The referendums, conducted in wartime in occupied territory, have predictably been denounced by the West as a sham.
The Donbass results, however, have a high degree of credibility. The breakaway region has endured eight years of brutal attacks by the ethno-nationalist Ukrainian regime, including the showering of Donetsk city with anti-personnel “petal” bomblets. It is simply inconceivable that the people of the Donbass would want to return to Ukraine, or would not resist such an outcome.
The referendums in the other regions are more questionable. Their fate will be decided on the battlefield and/or in negotiations.
F. Negotiations
At the time of writing, the war has been raging for over seven months. Scores of thousands of soldiers and civilians have died, while many more have been maimed and traumatised. Millions of people have become refugees. The material damage to buildings, houses and infrastructure is immense.

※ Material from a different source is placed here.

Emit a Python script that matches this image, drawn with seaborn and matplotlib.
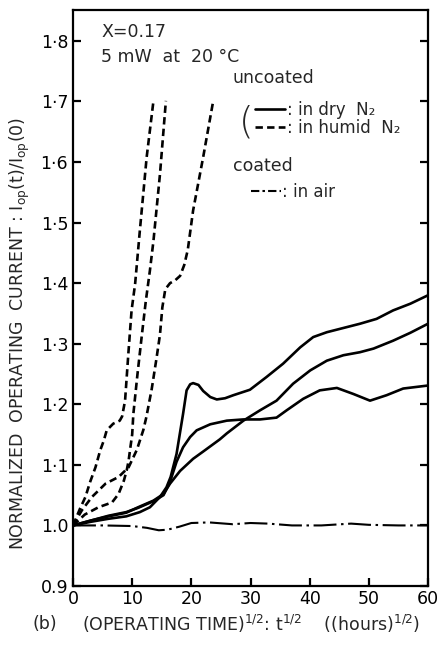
import numpy as np
import pandas as pd
import seaborn as sns
import matplotlib
matplotlib.use("Agg")
import matplotlib.pyplot as plt
from matplotlib.lines import Line2D

# ---------------- data ----------------
# uncoated, humid N2 (dashed)
hum_a_x = [0, 1.2, 2.1, 2.9, 3.8, 4.6, 5.2, 5.7, 6.8, 7.9, 8.3, 8.8, 9.35, 9.9, 10.5, 11.3, 12.45, 13.6]
hum_a_y = [1.0, 1.028, 1.047, 1.072, 1.096, 1.124, 1.140, 1.157, 1.168, 1.173, 1.180, 1.206, 1.283, 1.355, 1.399, 1.487, 1.608, 1.701]

hum_b_x = [0, 1.5, 3.2, 5.5, 7.7, 9.4, 10.8, 11.9, 12.4, 13.3, 14.1, 14.7, 15.1, 15.6, 16.4, 17.3, 18.1, 18.8, 19.4, 20.3, 22.0, 23.7]
hum_b_y = [1.0, 1.025, 1.047, 1.069, 1.080, 1.096, 1.125, 1.158, 1.179, 1.225, 1.275, 1.315, 1.360, 1.390, 1.400, 1.405, 1.412, 1.430, 1.455, 1.520, 1.608, 1.701]

hum_c_x = [0, 2.0, 4.3, 6.6, 7.7, 8.6, 9.1, 9.4, 9.7, 10.0, 10.2, 10.9, 11.6, 12.3, 13.0, 13.6, 14.7, 15.7]
hum_c_y = [1.0, 1.018, 1.030, 1.038, 1.052, 1.074, 1.092, 1.107, 1.129, 1.150, 1.184, 1.250, 1.311, 1.370, 1.421, 1.470, 1.580, 1.701]

# uncoated, dry N2 (solid)
dry_a_x = [0, 3, 6, 9, 11.3, 13.0, 14.7, 15.8, 16.5, 17.5, 18.6, 19.2, 19.8, 20.3, 21.2, 22.0, 23.2, 24.3, 25.7, 27.1, 29.9, 32.7, 35.5, 38.4, 40.6, 42.9, 45.7, 48.5, 51.3, 54.1, 57.0, 60]
dry_a_y = [1.0, 1.006, 1.011, 1.015, 1.022, 1.030, 1.047, 1.063, 1.080, 1.118, 1.184, 1.223, 1.233, 1.235, 1.232, 1.222, 1.212, 1.208, 1.210, 1.215, 1.224, 1.245, 1.267, 1.294, 1.311, 1.319, 1.326, 1.333, 1.341, 1.355, 1.366, 1.380]

dry_b_x = [0, 3, 6, 9, 11, 13.6, 15.3, 16.4, 18.1, 20.3, 22.0, 24.8, 26.0, 28.8, 31.6, 34.4, 37.2, 40.1, 42.9, 45.7, 48.5, 50.8, 54.1, 57.0, 60]
dry_b_y = [1.0, 1.008, 1.015, 1.021, 1.030, 1.041, 1.052, 1.069, 1.090, 1.110, 1.122, 1.142, 1.152, 1.173, 1.190, 1.206, 1.234, 1.256, 1.272, 1.281, 1.286, 1.292, 1.305, 1.318, 1.333]

dry_c_x = [0, 3, 6, 9, 11, 13.6, 15.3, 16.4, 17.5, 18.6, 19.8, 20.9, 23.2, 26.0, 28.8, 31.6, 34.4, 36.1, 38.9, 41.7, 44.6, 47.4, 50.2, 53.0, 55.8, 60]
dry_c_y = [1.0, 1.008, 1.016, 1.022, 1.029, 1.040, 1.050, 1.072, 1.105, 1.129, 1.146, 1.157, 1.167, 1.173, 1.175, 1.175, 1.178, 1.190, 1.209, 1.223, 1.227, 1.217, 1.206, 1.215, 1.226, 1.231]

# coated, in air (dash-dot)
air_x = [0, 5, 10, 12.5, 14.5, 16, 18, 20, 23, 27, 30, 33, 37, 42, 47, 50, 55, 60]
air_y = [1.0, 1.0, 0.999, 0.996, 0.992, 0.993, 0.998, 1.004, 1.005, 1.002, 1.004, 1.003, 1.0, 1.0, 1.003, 1.001, 1.0, 1.0]

x_ticks = [0, 10, 20, 30, 40, 50, 60]
y_ticks = [0.9, 1.0, 1.1, 1.2, 1.3, 1.4, 1.5, 1.6, 1.7, 1.8]
y_tick_labels = ["0.9", "1.0", "1·1", "1·2", "1·3", "1·4", "1·5", "1·6", "1·7", "1·8"]

# ---------------- styling ----------------
sns.set_style("ticks")
plt.rcParams["font.family"] = ["DejaVu Sans"]
plt.rcParams["mathtext.default"] = "regular"
plt.rcParams["axes.linewidth"] = 1.6

FS = 12.5
W, H = 443, 649
fig = plt.figure(figsize=(W / 100, H / 100), dpi=100)
ax = fig.add_axes([73 / W, 1 - 586 / H, (428 - 73) / W, (586 - 10) / H])

lw = 1.9
dash = (0, (2.8, 1.6))
dashdot = (0, (11, 2.2, 1.2, 2.2))

for xs, ys in [(hum_a_x, hum_a_y), (hum_b_x, hum_b_y), (hum_c_x, hum_c_y)]:
    sns.lineplot(x=xs, y=ys, ax=ax, color="black", lw=lw, linestyle=dash, sort=False)
for xs, ys in [(dry_a_x, dry_a_y), (dry_b_x, dry_b_y), (dry_c_x, dry_c_y)]:
    sns.lineplot(x=xs, y=ys, ax=ax, color="black", lw=lw, linestyle="-", sort=False)
sns.lineplot(x=air_x, y=air_y, ax=ax, color="black", lw=1.5, linestyle=dashdot, sort=False)

ax.set_xlim(0, 60)
ax.set_ylim(0.9, 1.851)
ax.set_xticks(x_ticks)
ax.set_yticks(y_ticks)
ax.set_yticklabels(y_tick_labels)
ax.tick_params(axis="both", direction="in", length=6, width=1.6, labelsize=FS,
               colors="black", pad=4)
ax.tick_params(axis="y", right=True, left=True, pad=3.5)
ax.tick_params(axis="x", pad=3)
ax.set_xlabel("")
ax.set_ylabel("")
for s in ax.spines.values():
    s.set_visible(True)
    s.set_color("black")

# annotation texts
ax.text(0.08, 0.977, "X=0.17", transform=ax.transAxes, fontsize=FS, va="top")
ax.text(0.08, 0.934, "5 mW  at  20 °C", transform=ax.transAxes, fontsize=FS, va="top")
ax.text(0.45, 0.897, "uncoated", transform=ax.transAxes, fontsize=FS, va="top")
ax.text(0.45, 0.745, "coated", transform=ax.transAxes, fontsize=FS, va="top")
ax.text(0.487, 0.806, "(", transform=ax.transAxes, fontsize=27, va="center",
        ha="center", fontweight="light")

leg1 = ax.legend(handles=[Line2D([], [], color="black", lw=lw, linestyle="-"),
                          Line2D([], [], color="black", lw=lw, linestyle=dash)],
                 labels=[": in dry  N₂", ": in humid  N₂"],
                 loc="upper left", bbox_to_anchor=(0.513, 0.842), frameon=False,
                 fontsize=12, handlelength=1.8, handletextpad=0.1,
                 labelspacing=0.0, borderpad=0, borderaxespad=0)
ax.add_artist(leg1)
ax.legend(handles=[Line2D([], [], color="black", lw=1.5, linestyle=(0, (4, 1.5, 1.2, 1.5)))],
          labels=[": in air"], loc="upper left", bbox_to_anchor=(0.50, 0.700),
          frameon=False, fontsize=12, handlelength=1.8, handletextpad=0.1,
          borderpad=0, borderaxespad=0)

fig.text(20 / W, 1 - 333 / H,
         "NORMALIZED  OPERATING  CURRENT : I$_{op}$(t)/I$_{op}$(0)",
         rotation=90, ha="center", va="center", fontsize=FS)
fig.text(32 / W, 1 - 624 / H, "(b)", ha="left", va="center", fontsize=FS)
fig.text(82 / W, 1 - 624 / H,
         "(OPERATING TIME)$^{1/2}$: t$^{1/2}$    ((hours)$^{1/2}$)",
         ha="left", va="center", fontsize=FS)

fig.savefig("out.png", dpi=100)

At this point, there are two broad alternatives: the war grinds on, fueled by ever more copious amounts of Western weaponry and covert military assistance (intelligence sharing, “volunteers”, advisers and technicians), or the belligerents start seriously to talk to each other. Negotiations, of course, do not in themselves guarantee a positive outcome.
Socialists should call for the following —
A ceasefire in place as a prelude to negotiations.
Washington must negotiate seriously with Russia and address its absolutely legitimate security concerns. Revive the Intermediate-Range Nuclear Forces Treaty, scuttled by Trump in 2019.
NATO should be dissolved.
All Western sanctions against Russia should be ended.
Ukraine and Russia must negotiate. Ukraine should declare its neutrality and renounce all claims to NATO membership.
Whether any of the annexations stand or not, Ukraine must reinstate Russian as an official language.